The Witness Stones Project started as an idea to credit, acknowledge, and pay tribute to a group that has often been erased from American history: enslaved people in northern states. In its third year, the project is gaining strength, both in Guilford where it started, as well as across the state.

Dennis Culliton is a recently retired middle school social studies teacher and the project’s executive director. To him, even as it begins to stretch further and reach more people, the project is still about kids—Guilford kids in particular.

“Our goal would be to really keep churning on this project in Guilford, and every year put three stones in the ground,” he said.

For the past two years, Adams Middle School students have studied the lives and histories of slaves who lived in Guilford, using primary source documents and research provided by Culliton and Witness Stones. Their research includes wills, court documents, and church records dating all the way back to the early 1700s.

The culmination of the project is installing a brick with the name of the enslaved person near a place where that person “lived, worked, or prayed.”

Culliton said that the heart of the project is to acknowledge the atrocity of slavery and how its history formed not just the southern states, but even small New England towns like Guilford.

“If you go to a country like South Africa or Rwanda or other places where they’re dealing with awful things that happened,” said Culliton, “there’s a truth and reconciliation that happens, or that is known to be a method of getting people together...In our country, we haven’t done the truth yet.”

Culliton described growing up in Massachusetts and learning of slavery as a sort of southern sin, with New England being essentially guiltless in the atrocity. Dispelling that myth, and recognizing the role slavery played and still affects life in places like Guilford is one of the most important parts of the project, Culliton said.

The idea of Witness Stones has resonated enough that it is already spreading around the state. Culliton said West Hartford had about 1,000 students participate in the project, and this year, he presented the project to another school in Greenwich. The project also made national news last November, when Culliton connected with a living descendant of one of Guilford’s enslaved persons.

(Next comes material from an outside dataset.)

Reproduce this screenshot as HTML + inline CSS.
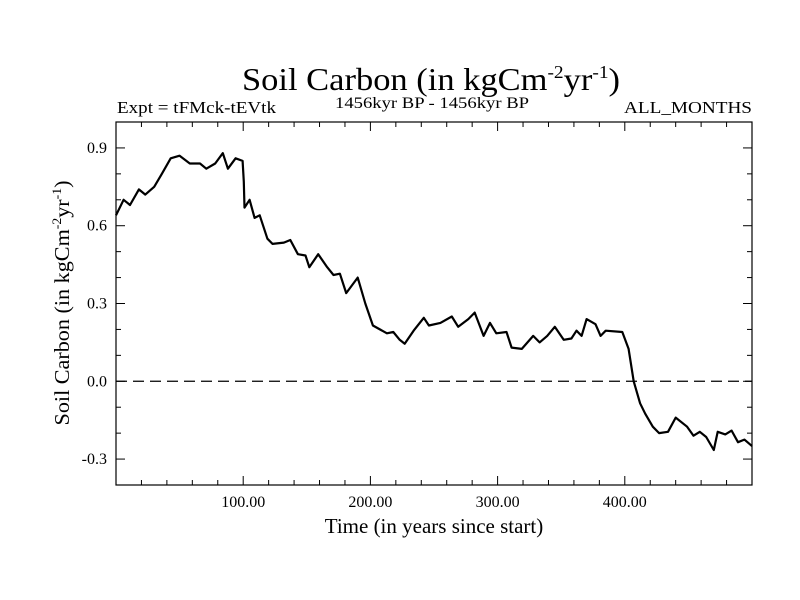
<!DOCTYPE html>
<html><head><meta charset="utf-8"><style>
body{margin:0;background:#fff}
svg{display:block;font-family:"Liberation Serif",serif}
</style></head><body>
<svg id="chart" width="800" height="600" viewBox="0 0 800 600" xmlns="http://www.w3.org/2000/svg">
<rect width="800" height="600" fill="#fff"/>
<text x="431" y="90" font-size="32" text-anchor="middle" textLength="378" lengthAdjust="spacingAndGlyphs">Soil Carbon (in kgCm<tspan font-size="18" dy="-12">-2</tspan><tspan dy="12">yr</tspan><tspan font-size="18" dy="-12">-1</tspan><tspan dy="12">)</tspan></text>
<text x="117" y="113" font-size="17" textLength="159" lengthAdjust="spacingAndGlyphs">Expt = tFMck-tEVtk</text>
<text x="432" y="108" font-size="16" text-anchor="middle" textLength="194" lengthAdjust="spacingAndGlyphs">1456kyr BP - 1456kyr BP</text>
<text x="752" y="113" font-size="17" text-anchor="end" textLength="128" lengthAdjust="spacingAndGlyphs">ALL_MONTHS</text>
<g id="axes"></g>
<text x="434" y="533" font-size="21" text-anchor="middle">Time (in years since start)</text>
<text transform="translate(69,303) rotate(-90)" font-size="21" text-anchor="middle" textLength="245" lengthAdjust="spacingAndGlyphs">Soil Carbon (in kgCm<tspan font-size="13" dy="-8">-2</tspan><tspan dy="8">yr</tspan><tspan font-size="13" dy="-8">-1</tspan><tspan dy="8">)</tspan></text>
</svg>
<script>
const years=[0,6,11,18,23,30,36,43,50,58,66,71,78,84,88,94,99.5,100.5,101,105,109,113,119,123,132,137,143,149,152,159,166,171,176,181,190,196,202,213,218,223,227,234,242,246,255,264,269,277,282,289,294,299,307,311,319,328,333,339,345,352,358,362,366,370,377,381,385,398,403,407,412,416,422,427,434,440,449,454,459,464,470,473,479,484,489,494,500];
const soilCarbon=[0.64,0.70,0.68,0.74,0.72,0.75,0.80,0.86,0.87,0.84,0.84,0.82,0.84,0.88,0.82,0.86,0.85,0.77,0.67,0.70,0.63,0.64,0.55,0.53,0.535,0.545,0.49,0.485,0.44,0.49,0.44,0.41,0.415,0.34,0.40,0.30,0.215,0.185,0.19,0.16,0.145,0.195,0.245,0.215,0.225,0.25,0.21,0.24,0.265,0.175,0.225,0.185,0.19,0.13,0.125,0.175,0.15,0.175,0.21,0.16,0.165,0.195,0.175,0.24,0.22,0.175,0.195,0.19,0.125,0.0,-0.085,-0.125,-0.175,-0.20,-0.195,-0.14,-0.175,-0.21,-0.195,-0.215,-0.265,-0.195,-0.205,-0.19,-0.235,-0.225,-0.25];
const xTickValues=[100,200,300,400];
const xTickLabels=["100.00","200.00","300.00","400.00"];
const yTickValues=[0.9,0.6,0.3,0.0,-0.3];
const yTickLabels=["0.9","0.6","0.3","0.0","-0.3"];
const xMin=0,xMax=500,yMin=-0.4,yMax=1.0;
const L=116,R=752,T=122,B=485;
const sx=v=>L+(v-xMin)/(xMax-xMin)*(R-L);
const sy=v=>B-(v-yMin)/(yMax-yMin)*(B-T);
const NS="http://www.w3.org/2000/svg";
const g=document.getElementById('axes');
function mk(tag,attrs){const e=document.createElementNS(NS,tag);for(const k in attrs)e.setAttribute(k,attrs[k]);g.appendChild(e);return e;}
let z=mk('line',{x1:L,x2:R,y1:sy(0),y2:sy(0),stroke:'#000','stroke-width':1.2,'stroke-dasharray':'11,6'});


for(let v=20;v<xMax;v+=20){const big=v%100===0;const len=big?9:5;
 mk('line',{x1:sx(v),x2:sx(v),y1:B,y2:B-len,stroke:'#000','stroke-width':1});
 mk('line',{x1:sx(v),x2:sx(v),y1:T,y2:T+len,stroke:'#000','stroke-width':1});}
for(let i=-3;i<=9;i++){const v=i/10;const big=i%3===0;const len=big?9:5;
 mk('line',{x1:L,x2:L+len,y1:sy(v),y2:sy(v),stroke:'#000','stroke-width':1});
 mk('line',{x1:R,x2:R-len,y1:sy(v),y2:sy(v),stroke:'#000','stroke-width':1});}
xTickValues.forEach((v,i)=>{const t=mk('text',{x:sx(v),y:B+22,'font-size':16,'text-anchor':'middle'});t.textContent=xTickLabels[i];
 
 });
yTickValues.forEach((v,i)=>{const t=mk('text',{x:L-9,y:sy(v)+5,'font-size':16,'text-anchor':'end'});t.textContent=yTickLabels[i];
 
 });
const fr=mk('rect',{x:L,y:T,width:R-L,height:B-T,fill:'none',stroke:'#000','stroke-width':1.2});


const d=years.map((y,i)=>(i?'L':'M')+sx(y).toFixed(1)+','+sy(soilCarbon[i]).toFixed(1)).join('');
const p=mk('path',{d:d,fill:'none',stroke:'#000','stroke-width':2.2,'stroke-linejoin':'round'});


</script>
</body></html>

Patricia Wilson Pheanious, an Ashford resident, presided over one of the installation ceremonies of a stone after Culliton reached out to her. Her ancestors, Colliton discovered, had been enslaved Guilford in the mid 1700s.

Culliton said the project’s popularity outside of the town has caused him to reorganize. A Witness Stones committee will remain attached to the Guilford Preservation Alliance and focus on Guilford projects and events, while a new non-profit that will include Guilford volunteers along with other people outside the town will continue to find other places to expand the ideas and program of Witness Stones.

Within Guilford, Culliton says there is still a lot of ways the project can grow. He estimated that there were 85 enslaved persons in Guilford, and hopes to have a project and stone for as many of them as possible.

This November, Culliton will work with the Guilford Free Library to offer a workshop for adults that parallels the school program. That workshop will deal with a particularly horrifying event in Guilford’s history: an enslaved woman who was purchased by the selectmen of the town.

“That story illuminates the concept of how much of a regular thing it was,” said Culliton. “It was just part of what happened in those days.”

Culliton says Witness Stones have also spoken internally about expanding to elementary schools in the town, and definitely plan on installing stones in North Guilford next year.

Colliton and the project are also planning more commemorative activities for later this year, as 2019 marks 400 years since slavery began in the United States.

“It’s an ongoing kind of educational thing for the community,” said Colliton, “as well as keeping that focus on the kids, and making sure that each group of eighth graders into the future will be going through this curriculum.”